Exercise task. Extract from the listing each line in which the word "this" appears.

**** Data extract

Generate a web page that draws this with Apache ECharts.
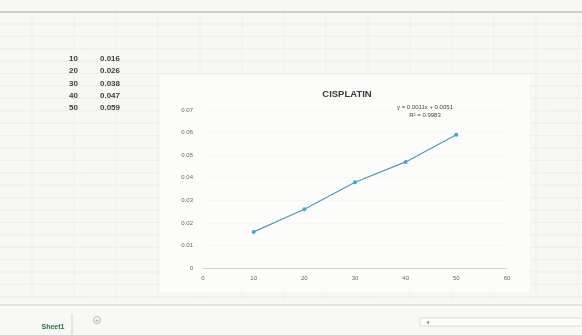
<!DOCTYPE html>
<html>
<head>
<meta charset="utf-8">
<script src="https://cdn.jsdelivr.net/npm/echarts@6/dist/echarts.min.js"></script>
<style>
  html, body { margin: 0; padding: 0; background: #f7f7f5; }
  #chart { width: 582px; height: 335px; }
</style>
</head>
<body>
<div id="chart"></div>
<script>
// Concentration (x) and absorbance (y) for the cisplatin calibration
const concentrations = [10, 20, 30, 40, 50];
const absorbances = [0.016, 0.026, 0.038, 0.047, 0.059];
const chartTitle = 'CISPLATIN';
const trendEquation = 'y = 0.0011x + 0.0051';
const trendR2 = 'R² = 0.9983';
const sheetName = 'Sheet1';

const chart = echarts.init(document.getElementById('chart'));

// Worksheet cell grid behind the chart object
const sheetGraphics = [];
sheetGraphics.push({ type: 'rect', shape: { x: 0, y: 0, width: 582, height: 335 }, style: { fill: '#f7f7f5' }, z: -10 });
for (let y = 24; y < 300; y += 12.4) {
  sheetGraphics.push({ type: 'line', shape: { x1: 0, y1: y, x2: 582, y2: y }, style: { stroke: '#e6e6e3', lineWidth: 0.6 }, z: -9 });
}
for (let x = 32; x < 582; x += 42) {
  sheetGraphics.push({ type: 'line', shape: { x1: x, y1: 12, x2: x, y2: 300 }, style: { stroke: '#eaeae7', lineWidth: 0.6 }, z: -9 });
}
sheetGraphics.push({ type: 'line', shape: { x1: 0, y1: 12, x2: 582, y2: 12 }, style: { stroke: '#a4a4a2', lineWidth: 1 }, z: -8 });

// Data cells listed at the top left of the sheet
concentrations.forEach((c, i) => {
  const y = 59 + i * 12.2;
  sheetGraphics.push({ type: 'text', style: { x: 78, y: y, text: String(c), fill: '#404040', font: '600 8px "Liberation Sans", Arial', align: 'right', verticalAlign: 'middle' }, z: -5 });
  sheetGraphics.push({ type: 'text', style: { x: 100, y: y, text: absorbances[i].toFixed(3), fill: '#404040', font: '600 8px "Liberation Sans", Arial', align: 'left', verticalAlign: 'middle' }, z: -5 });
});

// Chart object area
sheetGraphics.push({ type: 'rect', shape: { x: 160, y: 75, width: 370, height: 217 }, style: { fill: '#fcfcfb' }, z: -7 });

// Trendline label
sheetGraphics.push({ type: 'text', style: { x: 425, y: 107, text: trendEquation, fill: '#444', font: '6px "Liberation Sans", Arial', align: 'center', verticalAlign: 'middle' }, z: 5 });
sheetGraphics.push({ type: 'text', style: { x: 425, y: 115, text: trendR2, fill: '#444', font: '6px "Liberation Sans", Arial', align: 'center', verticalAlign: 'middle' }, z: 5 });

// Bottom sheet tab bar
sheetGraphics.push({ type: 'line', shape: { x1: 0, y1: 305, x2: 582, y2: 305 }, style: { stroke: '#cfcfcd', lineWidth: 1 }, z: -8 });
sheetGraphics.push({ type: 'rect', shape: { x: 0, y: 306, width: 582, height: 29 }, style: { fill: '#f8f8f6' }, z: -8 });
sheetGraphics.push({ type: 'line', shape: { x1: 72, y1: 314, x2: 72, y2: 335 }, style: { stroke: '#cfcfcd', lineWidth: 1 }, z: -7 });
sheetGraphics.push({ type: 'text', style: { x: 53, y: 327, text: sheetName, fill: '#2f6f3e', font: 'bold 7px "Liberation Sans", Arial', align: 'center', verticalAlign: 'middle' }, z: -6 });
sheetGraphics.push({ type: 'circle', shape: { cx: 97, cy: 320, r: 3.5 }, style: { fill: 'none', stroke: '#999', lineWidth: 0.7 }, z: -6 });
sheetGraphics.push({ type: 'text', style: { x: 97, y: 320, text: '+', fill: '#888', font: '6px Arial', align: 'center', verticalAlign: 'middle' }, z: -6 });
sheetGraphics.push({ type: 'rect', shape: { x: 420, y: 318, width: 162, height: 8 }, style: { fill: '#fcfcfb', stroke: '#cfcfcd', lineWidth: 0.7 }, z: -6 });
sheetGraphics.push({ type: 'text', style: { x: 427, y: 322, text: '◂', fill: '#888', font: '6px Arial', align: 'center', verticalAlign: 'middle' }, z: -6 });

chart.setOption({
  animation: false,
  backgroundColor: 'transparent',
  title: {
    text: chartTitle,
    left: 342,
    top: 84,
    textAlign: 'center',
    textStyle: { fontSize: 9.5, fontWeight: 'bold', color: '#3a3a3a', fontFamily: '"Liberation Sans", Arial' }
  },
  graphic: sheetGraphics,
  grid: { left: 203, right: 75, top: 110, bottom: 67, containLabel: false },
  xAxis: {
    type: 'value',
    min: 0, max: 60, interval: 10,
    axisLine: { show: true, lineStyle: { color: '#d6d6d4', width: 1 } },
    axisTick: { show: false },
    splitLine: { show: false },
    axisLabel: { color: '#666', fontSize: 6, margin: 7, fontFamily: '"Liberation Sans", Arial' }
  },
  yAxis: {
    type: 'value',
    min: 0, max: 0.07, interval: 0.01,
    axisLine: { show: false },
    axisTick: { show: false },
    splitLine: { show: true, lineStyle: { color: '#f3f3f1', width: 0.6 } },
    axisLabel: { color: '#666', fontSize: 6, margin: 10, fontFamily: '"Liberation Sans", Arial', formatter: v => (v === 0 ? '0' : v.toFixed(2)) }
  },
  series: [{
    type: 'line',
    data: concentrations.map((c, i) => [c, absorbances[i]]),
    symbol: 'circle',
    symbolSize: 4,
    lineStyle: { color: '#4f9bb5', width: 1.2 },
    itemStyle: { color: '#45a7d2' }
  }]
});
</script>
</body>
</html>
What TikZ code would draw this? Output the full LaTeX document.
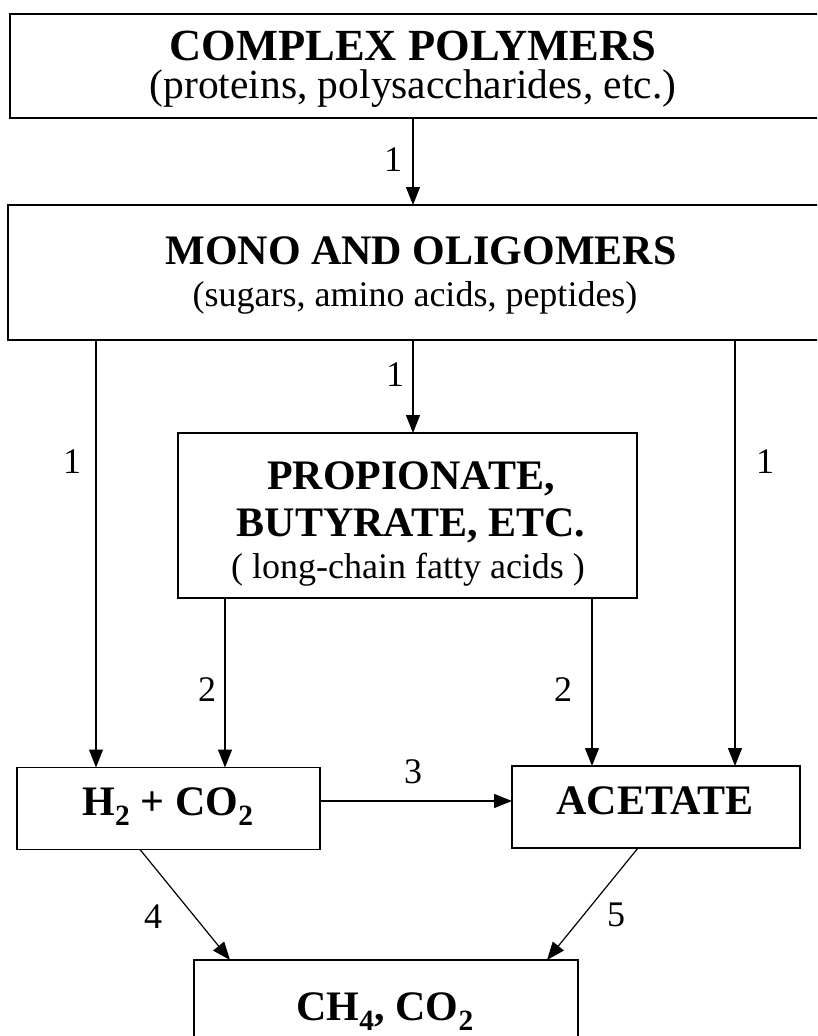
\documentclass[tikz,border=0pt]{standalone}
\usepackage{fontspec}
\setmainfont{Liberation Serif}
\usetikzlibrary{arrows.meta}
\begin{document}
\begin{tikzpicture}[x=1pt,y=-1pt,
  box/.style={draw=black,line width=1.5pt,inner sep=0pt,outer sep=0pt,anchor=center},
  ttl/.style={font=\fontsize{42}{46}\selectfont\bfseries,inner sep=0pt,anchor=base},
  sbt/.style={font=\fontsize{36}{40}\selectfont,inner sep=0pt,anchor=base},
  arr/.style={draw=black,line width=1.2pt,-{Triangle[length=18pt,width=14pt]}},
  lab/.style={font=\fontsize{36}{40}\selectfont,inner sep=0pt,anchor=center}]
\useasboundingbox (0,0) rectangle (817,1036);
\clip (0,0) rectangle (817,1036);
\fill[white] (0,0) rectangle (817,1036);
% boxes
\node[box,minimum width=812pt,minimum height=104pt] (top) at (416,66) {};
\node[box,minimum width=814pt,minimum height=135pt] (mono) at (415,272.5) {};
\node[box,minimum width=459pt,minimum height=165pt] (prop) at (407.5,515.5) {};
\node[box,minimum width=303pt,minimum height=82pt] (h2) at (168.5,808.5) {};
\node[box,minimum width=288pt,minimum height=82pt] (ace) at (656,807) {};
\node[box,minimum width=384pt,minimum height=100pt] (bot) at (386,1010) {};
% texts
\node[ttl,font=\fontsize{44.5}{48}\selectfont\bfseries] (t1) at (413,60) {COMPLEX POLYMERS};
\node[sbt,font=\fontsize{41.5}{46}\selectfont] (s1) at (413,98) {(proteins, polysaccharides, etc.)};
\node[ttl] (t2) at (421,264) {MONO AND OLIGOMERS};
\node[sbt] (s2) at (415,306) {(sugars, amino acids, peptides)};
\node[ttl] (t3a) at (411,489) {PROPIONATE,};
\node[ttl] (t3b) at (411,536) {BUTYRATE, ETC.};
\node[sbt] (s3) at (408,578) {( long-chain fatty acids )};
\node[ttl] (t4) at (168,815) {H\textsubscript{2} + CO\textsubscript{2}};
\node[ttl] (t5) at (655,814) {ACETATE};
\node[ttl] (t6) at (385,1020) {CH\textsubscript{4}, CO\textsubscript{2}};
% helper coordinates
\coordinate (xL) at (96,0);
\coordinate (xC) at (413,0);
\coordinate (xR) at (735,0);
\coordinate (xP1) at (225,0);
\coordinate (xP2) at (592,0);
\coordinate (y3) at (0,801);
\coordinate (x4a) at (140,0);
\coordinate (x4b) at (230,0);
\coordinate (x5a) at (638,0);
\coordinate (x5b) at (547,0);
% arrows
\draw[arr] (top.south -| xC) -- (mono.north -| xC);
\draw[arr] (mono.south -| xL) -- (h2.north -| xL);
\draw[arr] (mono.south -| xC) -- (prop.north -| xC);
\draw[arr] (mono.south -| xR) -- (ace.north -| xR);
\draw[arr] (prop.south -| xP1) -- (h2.north -| xP1);
\draw[arr] (prop.south -| xP2) -- (ace.north -| xP2);
\draw[arr] (h2.east |- y3) -- (ace.west |- y3);
\draw[arr] (h2.south -| x4a) -- (bot.north -| x4b);
\draw[arr] (ace.south -| x5a) -- (bot.north -| x5b);
% labels
\node[lab] (l1) at (393,160) {1};
\node[lab] (l2) at (395,375) {1};
\node[lab] (l3) at (72,462) {1};
\node[lab] (l4) at (765,462) {1};
\node[lab] (l5) at (207,690) {2};
\node[lab] (l6) at (563,690) {2};
\node[lab] (l7) at (413,772) {3};
\node[lab] (l8) at (153,917) {4};
\node[lab] (l9) at (616,915) {5};
\end{tikzpicture}
\end{document}
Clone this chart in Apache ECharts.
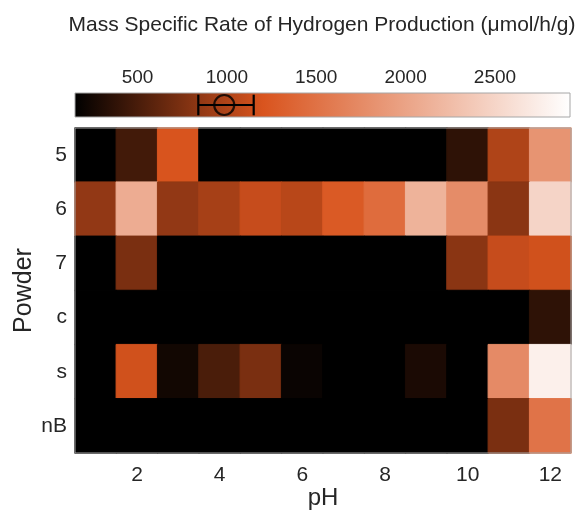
<!DOCTYPE html>
<html>
<head>
<meta charset="utf-8">
<script src="https://cdn.jsdelivr.net/npm/echarts@6/dist/echarts.min.js"></script>
<style>
  html, body { margin: 0; padding: 0; background: #ffffff; }
  #chart { width: 582px; height: 513px; }
</style>
</head>
<body>
<div id="chart"></div>
<script>
// pH values along the x axis and powder samples down the y axis
const phValues = [1, 2, 3, 4, 5, 6, 7, 8, 9, 10, 11, 12];
const powders = ['5', '6', '7', 'c', 's', 'nB'];

// Mass specific H2 rate (µmol/h/g), one row per powder, one value per pH
const rate5  = [0, 470, 1200, 0, 0, 0, 0, 0, 0, 370, 1000, 1850];
const rate6  = [860, 2090, 860, 955, 1110, 1040, 1260, 1440, 2150, 1765, 820, 2490];
const rate7  = [0, 740, 0, 0, 0, 0, 0, 0, 0, 820, 1110, 1160];
const rateC  = [0, 0, 0, 0, 0, 0, 0, 0, 0, 0, 0, 370];
const rateS  = [0, 1160, 240, 510, 740, 200, 0, 0, 280, 0, 1750, 2770];
const rateNB = [0, 0, 0, 0, 0, 0, 0, 0, 0, 0, 740, 1520];
const rateRows = [rate5, rate6, rate7, rateC, rateS, rateNB];

// Colour scale limits and tick labels
const colorMin = 150;
const colorMax = 2920;
const colorTicks = [500, 1000, 1500, 2000, 2500];

// Reference point marked on the colour bar: mean with its spread
const refMean = 985;
const refLow = 840;
const refHigh = 1150;

// Black -> orange -> white colour map
const mapStops = [
  [0.00, [0, 0, 0]],
  [0.38, [217, 84, 30]],
  [1.00, [255, 255, 255]]
];

function mapColor(t) {
  t = Math.max(0, Math.min(1, t));
  for (let i = 1; i < mapStops.length; i++) {
    const [p1, c1] = mapStops[i];
    const [p0, c0] = mapStops[i - 1];
    if (t <= p1) {
      const f = (t - p0) / (p1 - p0);
      const c = c0.map((v, k) => Math.round(v + (c1[k] - v) * f));
      return 'rgb(' + c.join(',') + ')';
    }
  }
  const c = mapStops[mapStops.length - 1][1];
  return 'rgb(' + c.join(',') + ')';
}

function valueColor(v) {
  return mapColor((v - colorMin) / (colorMax - colorMin));
}

// Evenly spaced palette for the visualMap
const palette = [];
for (let i = 0; i <= 100; i++) palette.push(mapColor(i / 100));

// Each cell gets an outline in its own colour so neighbouring cells join without seams
const heatData = [];
rateRows.forEach((row, r) => {
  row.forEach((v, c) => heatData.push({
    value: [c, r, v],
    itemStyle: { borderColor: valueColor(v), borderWidth: 1 }
  }));
});

const font = 'Liberation Sans, Arial, Helvetica, sans-serif';
const textColor = '#262626';

const chart = echarts.init(document.getElementById('chart'), null, { renderer: 'canvas' });

chart.setOption({
  backgroundColor: '#ffffff',
  animation: false,
  title: {
    text: 'Mass Specific Rate of Hydrogen Production (\u03bcmol/h/g)',
    left: 317,
    top: 10,
    textAlign: 'center',
    textStyle: { fontFamily: font, fontSize: 21, fontWeight: 'normal', color: textColor }
  },
  grid: [
    { left: 75, top: 128, width: 496, height: 325, show: true, z: 5,
      outerBoundsMode: 'none',
      borderColor: '#a6a6a6', borderWidth: 1, backgroundColor: 'transparent' },
    { left: 75, top: 93, width: 495, height: 24, outerBoundsMode: 'none' }
  ],
  xAxis: [
    {
      gridIndex: 0,
      type: 'category',
      data: phValues,
      name: 'pH',
      nameLocation: 'middle',
      nameGap: 33,
      nameMoveOverlap: false,
      nameTextStyle: { fontFamily: font, fontSize: 24, color: textColor },
      axisLine: { show: false },
      axisTick: { show: false },
      splitLine: { show: false },
      axisLabel: {
        interval: (idx) => idx % 2 === 1,
        margin: 12,
        fontFamily: font, fontSize: 21, color: textColor
      }
    },
    {
      gridIndex: 1,
      type: 'value',
      position: 'top',
      min: colorMin,
      max: colorMax,
      axisLine: { show: false },
      axisTick: { show: false },
      splitLine: { show: false },
      axisLabel: {
        customValues: colorTicks,
        formatter: (v) => String(v),
        margin: 6,
        fontFamily: font, fontSize: 19, color: textColor
      }
    }
  ],
  yAxis: [
    {
      gridIndex: 0,
      type: 'category',
      data: powders,
      inverse: true,
      name: 'Powder',
      nameLocation: 'middle',
      nameRotate: 90,
      nameGap: 38,
      nameMoveOverlap: false,
      nameTextStyle: { fontFamily: font, fontSize: 25, color: textColor },
      axisLine: { show: false },
      axisTick: { show: false },
      splitLine: { show: false },
      axisLabel: { margin: 8, fontFamily: font, fontSize: 21, color: textColor }
    },
    {
      gridIndex: 1,
      type: 'value',
      min: 0,
      max: 1,
      show: false
    }
  ],
  visualMap: {
    type: 'continuous',
    show: false,
    seriesIndex: 0,
    dimension: 2,
    min: colorMin,
    max: colorMax,
    inRange: { color: palette },
    outOfRange: { color: '#000000' }
  },
  series: [
    {
      type: 'heatmap',
      xAxisIndex: 0,
      yAxisIndex: 0,
      data: heatData,
      progressive: 0,
      emphasis: { disabled: true }
    },
    {
      // colour bar body
      type: 'custom',
      xAxisIndex: 1,
      yAxisIndex: 1,
      silent: true,
      data: [[colorMin, colorMax]],
      renderItem: function (params, api) {
        const p0 = api.coord([api.value(0), 1]);
        const p1 = api.coord([api.value(1), 0]);
        return {
          type: 'rect',
          shape: { x: p0[0], y: p0[1], width: p1[0] - p0[0], height: p1[1] - p0[1] },
          style: {
            fill: new echarts.graphic.LinearGradient(0, 0, 1, 0,
              mapStops.map(s => ({ offset: s[0], color: 'rgb(' + s[1].join(',') + ')' }))),
            stroke: '#a6a6a6',
            lineWidth: 1
          }
        };
      }
    },
    {
      // error bar on the colour bar
      type: 'custom',
      xAxisIndex: 1,
      yAxisIndex: 1,
      silent: true,
      z: 5,
      data: [[refLow, refHigh]],
      renderItem: function (params, api) {
        const a = api.coord([api.value(0), 0.5]);
        const b = api.coord([api.value(1), 0.5]);
        const top = api.coord([api.value(0), 0.93])[1];
        const bot = api.coord([api.value(0), 0.07])[1];
        const st = { stroke: '#000000', lineWidth: 2.2, fill: null };
        return {
          type: 'group',
          children: [
            { type: 'line', shape: { x1: a[0], y1: a[1], x2: b[0], y2: b[1] }, style: st },
            { type: 'line', shape: { x1: a[0], y1: top, x2: a[0], y2: bot }, style: st },
            { type: 'line', shape: { x1: b[0], y1: top, x2: b[0], y2: bot }, style: st }
          ]
        };
      }
    },
    {
      // mean marker on the colour bar
      type: 'scatter',
      xAxisIndex: 1,
      yAxisIndex: 1,
      silent: true,
      z: 6,
      symbol: 'circle',
      symbolSize: 20,
      data: [[refMean, 0.5]],
      itemStyle: { color: 'rgba(0,0,0,0)', borderColor: '#000000', borderWidth: 2.2 }
    }
  ]
});
</script>
</body>
</html>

********

Task response.
Generate a web page that draws this with Apache ECharts.
What TikZ code would draw this? Output the full LaTeX document.
Clone this chart in Apache ECharts.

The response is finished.